• _Data shown_
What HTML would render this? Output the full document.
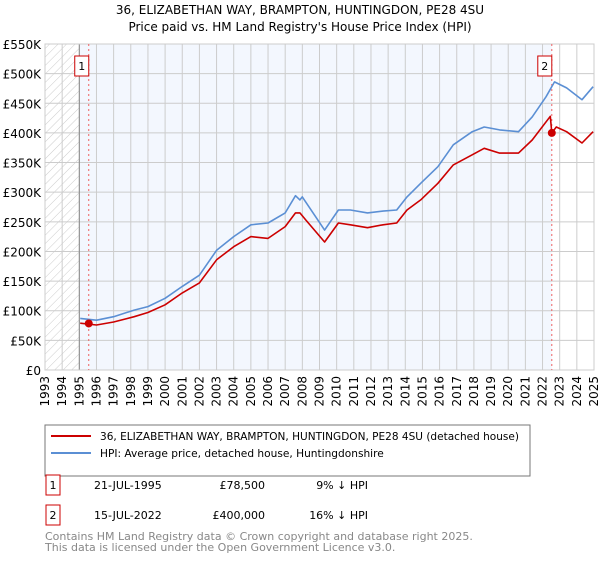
<!DOCTYPE html>
<html><head><meta charset="utf-8"><style>
body{margin:0;background:#fff;font-family:"DejaVu Sans","Liberation Sans",sans-serif;}
svg text{font-family:"DejaVu Sans","Liberation Sans",sans-serif;}
</style></head><body>
<svg id="c" width="600" height="560" xmlns="http://www.w3.org/2000/svg">
<defs><pattern id="hatch" width="6" height="6" patternUnits="userSpaceOnUse" patternTransform="rotate(45)"><line x1="0" y1="0" x2="0" y2="6" stroke="#ccc" stroke-width="1"/></pattern></defs>
<text x="300" y="14" text-anchor="middle" font-size="12">36, ELIZABETHAN WAY, BRAMPTON, HUNTINGDON, PE28 4SU</text>
<text x="300" y="31" text-anchor="middle" font-size="12">Price paid vs. HM Land Registry's House Price Index (HPI)</text>
<g id="plot"></g>
<rect x="45" y="425" width="485" height="51" fill="#fff" stroke="#777"/>
<line x1="51" y1="436" x2="91" y2="436" stroke="#cc0000" stroke-width="2"/>
<text x="100" y="440" font-size="10.5" textLength="419" lengthAdjust="spacingAndGlyphs">36, ELIZABETHAN WAY, BRAMPTON, HUNTINGDON, PE28 4SU (detached house)</text>
<line x1="51" y1="453" x2="91" y2="453" stroke="#5b8fd4" stroke-width="2"/>
<text x="100" y="457" font-size="10.6">HPI: Average price, detached house, Huntingdonshire</text>
<g>
<rect x="46" y="475" width="14" height="20" fill="#fff" stroke="#cc0000"/>
<text x="53" y="489" text-anchor="middle" font-size="11">1</text>
<text x="94" y="489" font-size="11">21-JUL-1995</text>
<text x="265" y="489" text-anchor="end" font-size="11">£78,500</text>
<text x="368" y="489" text-anchor="end" font-size="11">9% ↓ HPI</text></g>
<g>
<rect x="46" y="505" width="14" height="20" fill="#fff" stroke="#cc0000"/>
<text x="53" y="519" text-anchor="middle" font-size="11">2</text>
<text x="94" y="519" font-size="11">15-JUL-2022</text>
<text x="265" y="519" text-anchor="end" font-size="11">£400,000</text>
<text x="368" y="519" text-anchor="end" font-size="11">16% ↓ HPI</text></g>
<text x="45" y="540" font-size="11" fill="#888">Contains HM Land Registry data © Crown copyright and database right 2025.</text>
<text x="45" y="551" font-size="11" fill="#888">This data is licensed under the Open Government Licence v3.0.</text>
</svg>
<script>
const hpiYears=[1995.05,1996,1997,1998.2,1999,2000,2001,2002,2003,2004,2005,2006,2007,2007.6,2007.86,2008,2009.3,2010.1,2010.8,2011.8,2012.7,2013.5,2014.1,2014.9,2015.9,2016.8,2017.9,2018.6,2019.5,2020.6,2021.4,2022.2,2022.7,2023.4,2024.3,2024.95];
const hpiValues=[87,84,90,101,107,121,141,160,202,225,245,248,265,294,287,292,236,270,270,265,268,270,292,315,343,380,402,410,405,402,427,461,486,476,456,478];
const priceYears=[1995.05,1996,1997,1998.2,1999,2000,2001,2002,2003,2004,2005,2006,2007,2007.6,2007.86,2008.2,2009.3,2010.1,2010.8,2011.8,2012.7,2013.5,2014.1,2014.9,2015.9,2016.8,2017.9,2018.6,2019.5,2020.6,2021.4,2022.45,2022.54,2022.8,2023.4,2024.3,2024.95];
const priceValues=[79,76,81,90,97,110,130,147,186,208,225,222,242,265,265,253,216,248,245,240,245,248,270,287,315,346,363,374,366,366,388,428,400,410,402,383,402];
const saleYears=[1995.55,2022.54];
const saleValues=[78.5,400];
const yTicks=[0,50,100,150,200,250,300,350,400,450,500,550];
const yTickLabels=["£0","£50K","£100K","£150K","£200K","£250K","£300K","£350K","£400K","£450K","£500K","£550K"];
const xTicks=[];for(let y=1993;y<=2025;y++)xTicks.push(y);

const X0=45,X1=594,Y0=370,Y1=44;
const sx=v=>X0+(v-1993)/(2025-1993)*(X1-X0);
const sy=v=>Y0-v/550*(Y0-Y1);
const NS="http://www.w3.org/2000/svg";
const g=document.getElementById('plot');
function mk(t,a,p){const e=document.createElementNS(NS,t);for(const k in a)e.setAttribute(k,a[k]);(p||g).appendChild(e);return e;}
let bg=mk('rect',{x:sx(1995),y:Y1,width:sx(saleYears[1])-sx(1995),height:Y0-Y1,fill:'#f3f7fe'});


let ht=mk('rect',{x:X0,y:Y1,width:sx(1995)-X0,height:Y0-Y1,fill:'url(#hatch)'});


yTicks.forEach((t,i)=>{
  let l=mk('line',{x1:X0,x2:X1,y1:sy(t),y2:sy(t),stroke:'#ccc'});
  
  
  let tx=mk('text',{x:X0-4,y:sy(t)+5,'text-anchor':'end','font-size':'12'});tx.textContent=yTickLabels[i];
  
  
});
xTicks.forEach(t=>{
  let l=mk('line',{x1:sx(t),x2:sx(t),y1:Y1,y2:Y0,stroke:'#ccc'});
  
  
  let tx=mk('text',{x:0,y:0,'font-size':'12','text-anchor':'end',transform:`translate(${sx(t)+4},${Y0+6}) rotate(-90)`});tx.textContent=t;
  
  
});
let ax=mk('line',{x1:sx(1995),x2:sx(1995),y1:Y1,y2:Y0,stroke:'#888'});


let fr=mk('rect',{x:X0,y:Y1,width:X1-X0,height:Y0-Y1,fill:'none',stroke:'#ccc'});


saleYears.forEach((s,i)=>{
  let l=mk('line',{x1:sx(s),x2:sx(s),y1:Y1,y2:Y0,stroke:'#f06060','stroke-dasharray':'2,3'});
  
  
  let b=mk('rect',{x:sx(s)-14,y:56,width:14,height:20,fill:'#fff',stroke:'#cc0000'});
  
  
  let t=mk('text',{x:sx(s)-7,y:70,'text-anchor':'middle','font-size':'11'});t.textContent=String(i+1);
  
  
});
function line(xs,vs,col,name){
  let d=xs.map((x,i)=>(i?'L':'M')+sx(x).toFixed(1)+','+sy(vs[i]).toFixed(1)).join('');
  let p=mk('path',{d:d,fill:'none',stroke:col,'stroke-width':'1.6','stroke-linejoin':'round'});
  
  
}
line(hpiYears,hpiValues,'#5b8fd4','hpi-line');
line(priceYears,priceValues,'#cc0000','price-line');
saleYears.forEach((s,i)=>{
  let c=mk('circle',{cx:sx(s),cy:sy(saleValues[i]),r:4,fill:'#cc0000'});
  
  
});
</script>
</body></html>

• _Exercise directions_
Gather every line containing the word "document" and copy it.

• _Response for this exercise_
What HTML would render this? Output the full document.
const g=document.getElementById('plot');
function mk(t,a,p){const e=document.createElementNS(NS,t);for(const k in a)e.setAttribute(k,a[k]);(p||g).appendChild(e);return e;}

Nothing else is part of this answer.